| Objective |
Your task is to retype, word for word, the lines from the start of the data through the line holding "8.5, 9, 9.5];". Do not include the pictures.

| Data shown |

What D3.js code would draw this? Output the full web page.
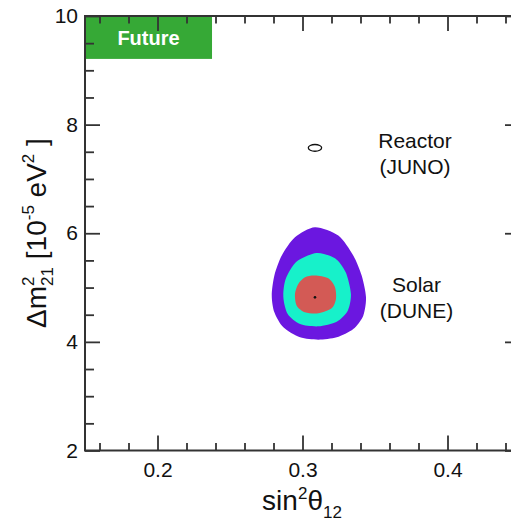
<!DOCTYPE html>
<meta charset="utf-8">
<style>
body { margin: 0; background: #fff; }
svg { display: block; }
svg text { font-family: "Liberation Sans", Arial, Helvetica, sans-serif; fill: #111; }
.axis path { display: none; }
.axis line { stroke: #333; stroke-width: 1.8; }
.axis text { font-size: 21px; }
</style>
<svg id="chart"></svg>
<script src="https://cdn.jsdelivr.net/npm/d3@7"></script>
<script>

// axis ticks
var xMajor = [0.2, 0.3, 0.4];
var xMinor = [0.16, 0.18, 0.22, 0.24, 0.26, 0.28, 0.32, 0.34, 0.36, 0.38, 0.42, 0.44];
var yMajor = [2, 4, 6, 8, 10];
var yMinor = [2.5, 3, 3.5, 4.5, 5, 5.5, 6.5, 7, 7.5, 8.5, 9, 9.5];

// contour outlines, [sin2theta12, dm2_21]
var solar3sigma = [[0.3086, 6.111], [0.3247, 5.957], [0.3350, 5.589], [0.3408, 5.220], [0.3438, 4.820],
  [0.3419, 4.483], [0.3350, 4.237], [0.3236, 4.083], [0.3109, 4.040], [0.2983, 4.083], [0.2868, 4.267],
  [0.2806, 4.544], [0.2788, 4.851], [0.2806, 5.220], [0.2857, 5.589], [0.2948, 5.926]];
var solar2sigma = [[0.3098, 5.637], [0.3224, 5.539], [0.3298, 5.281], [0.3334, 4.882], [0.3312, 4.575],
  [0.3236, 4.372], [0.3109, 4.286], [0.2983, 4.329], [0.2898, 4.513], [0.2868, 4.820], [0.2884, 5.158],
  [0.2960, 5.478]];
var solar1sigma = [[0.3086, 5.220], [0.3178, 5.170], [0.3224, 5.005], [0.3231, 4.789], [0.3201, 4.618],
  [0.3109, 4.525], [0.3017, 4.544], [0.2960, 4.667], [0.2948, 4.882], [0.2971, 5.066], [0.3017, 5.189]];
// reactor contour: centre and half-widths
var reactorCentre = [0.3086, 7.572];
var reactorHalf = [0.0046, 0.062];
var bestFit = [0.3086, 4.82];

// label box and annotations
var futureBox = [0.15, 0.2376, 10, 9.21];
var notes = [
  {x: 0.3776, y: 7.57, lines: ["Reactor", "(JUNO)"]},
  {x: 0.3786, y: 4.918, lines: ["Solar", "(DUNE)"]}
];

var width = 511, height = 524;
var svg = d3.select("#chart").attr("width", width).attr("height", height);

var x = d3.scaleLinear().domain([0.15, 0.45]).range([85, 520]);
var y = d3.scaleLinear().domain([2, 10]).range([450.5, 16]);

var line = d3.line()
  .x(function(d) { return x(d[0]); })
  .y(function(d) { return y(d[1]); })
  .curve(d3.curveCardinalClosed.tension(0.2));

// green label box, under the ticks
svg.append("rect")
  .attr("x", x(futureBox[0]))
  .attr("y", y(futureBox[2]))
  .attr("width", x(futureBox[1]) - x(futureBox[0]))
  .attr("height", y(futureBox[3]) - y(futureBox[2]))
  .attr("fill", "#36a936");

svg.append("text")
  .attr("x", (x(futureBox[0]) + x(futureBox[1])) / 2)
  .attr("y", 45)
  .attr("text-anchor", "middle")
  .style("font-size", "20px")
  .style("font-weight", "bold")
  .style("fill", "#fff")
  .text("Future");

// contours
svg.append("path").datum(solar3sigma).attr("d", line).attr("fill", "#6b17e0");
svg.append("path").datum(solar2sigma).attr("d", line).attr("fill", "#17f1ca");
svg.append("path").datum(solar1sigma).attr("d", line).attr("fill", "#d35a55");
svg.append("ellipse")
  .attr("cx", x(reactorCentre[0])).attr("cy", y(reactorCentre[1]))
  .attr("rx", x(reactorCentre[0] + reactorHalf[0]) - x(reactorCentre[0]))
  .attr("ry", y(reactorCentre[1]) - y(reactorCentre[1] + reactorHalf[1]))
  .attr("fill", "none").attr("stroke", "#111").attr("stroke-width", 1.3);
svg.append("circle")
  .attr("cx", x(bestFit[0])).attr("cy", y(bestFit[1]))
  .attr("r", 1.3).attr("fill", "#111");

// axes: major ticks 15px, minor ticks shorter, all pointing inward
function addAxis(gen, tx, ty, vals, size, fmt, pad) {
  var a = gen.tickValues(vals).tickSize(-size).tickSizeOuter(0).tickPadding(pad || 0)
    .tickFormat(fmt || "");
  return svg.append("g").attr("class", "axis")
    .attr("transform", "translate(" + tx + "," + ty + ")")
    .call(a);
}

addAxis(d3.axisBottom(x), 0, y(2), xMajor, 15, d3.format(".1f"), 12);
addAxis(d3.axisBottom(x), 0, y(2), xMinor, 7.5);
addAxis(d3.axisTop(x), 0, y(10), xMajor, 15);
addAxis(d3.axisTop(x), 0, y(10), xMinor, 7.5);
addAxis(d3.axisLeft(y), x(0.15), 0, yMajor, 15, d3.format("d"), 7);
addAxis(d3.axisLeft(y), x(0.15), 0, yMinor, 9);
addAxis(d3.axisRight(y), x(0.45), 0, yMajor, 15);
addAxis(d3.axisRight(y), x(0.45), 0, yMinor, 9);

// frame
svg.append("rect")
  .attr("x", x(0.15)).attr("y", y(10))
  .attr("width", x(0.45) - x(0.15)).attr("height", y(2) - y(10))
  .attr("fill", "none").attr("stroke", "#333").attr("stroke-width", 2);

// annotations
notes.forEach(function(n) {
  var t = svg.append("text")
    .attr("text-anchor", "middle")
    .style("font-size", "21px");
  n.lines.forEach(function(s, i) {
    t.append("tspan")
      .attr("x", x(n.x))
      .attr("y", y(n.y) + i * 26)
      .text(s);
  });
});

// x title: sin^2 theta_12
var xt = svg.append("text")
  .attr("x", 302).attr("y", 510)
  .attr("text-anchor", "middle")
  .style("font-size", "28px");
xt.append("tspan").text("sin");
xt.append("tspan").attr("dy", -11).style("font-size", "17px").text("2");
xt.append("tspan").attr("dy", 11).text("θ");
xt.append("tspan").attr("dy", 8).style("font-size", "17px").text("12");

// y title: dm^2_21 [10^-5 eV^2]
var yt = svg.append("text")
  .attr("transform", "translate(46,233) rotate(-90)")
  .attr("text-anchor", "middle")
  .style("font-size", "28px");
yt.append("tspan").text("Δm");
yt.append("tspan").attr("dy", -12).style("font-size", "17px").text("2");
yt.append("tspan").attr("dx", -9.5).attr("dy", 19).style("font-size", "17px").text("21");
yt.append("tspan").attr("dy", -7).text(" [10");
yt.append("tspan").attr("dy", -12).style("font-size", "17px").text("-5");
yt.append("tspan").attr("dy", 12).text(" eV");
yt.append("tspan").attr("dy", -12).style("font-size", "17px").text("2");
yt.append("tspan").attr("dy", 12).text(" ]");

</script>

| Answer to the task |
What D3.js code would draw this? Output the full web page.
<!DOCTYPE html>
<meta charset="utf-8">
<style>
body { margin: 0; background: #fff; }
svg { display: block; }
svg text { font-family: "Liberation Sans", Arial, Helvetica, sans-serif; fill: #111; }
.axis path { display: none; }
.axis line { stroke: #333; stroke-width: 1.8; }
.axis text { font-size: 21px; }
</style>
<svg id="chart"></svg>
<script src="https://cdn.jsdelivr.net/npm/d3@7"></script>
<script>

// axis ticks
var xMajor = [0.2, 0.3, 0.4];
var xMinor = [0.16, 0.18, 0.22, 0.24, 0.26, 0.28, 0.32, 0.34, 0.36, 0.38, 0.42, 0.44];
var yMajor = [2, 4, 6, 8, 10];
var yMinor = [2.5, 3, 3.5, 4.5, 5, 5.5, 6.5, 7, 7.5, 8.5, 9, 9.5];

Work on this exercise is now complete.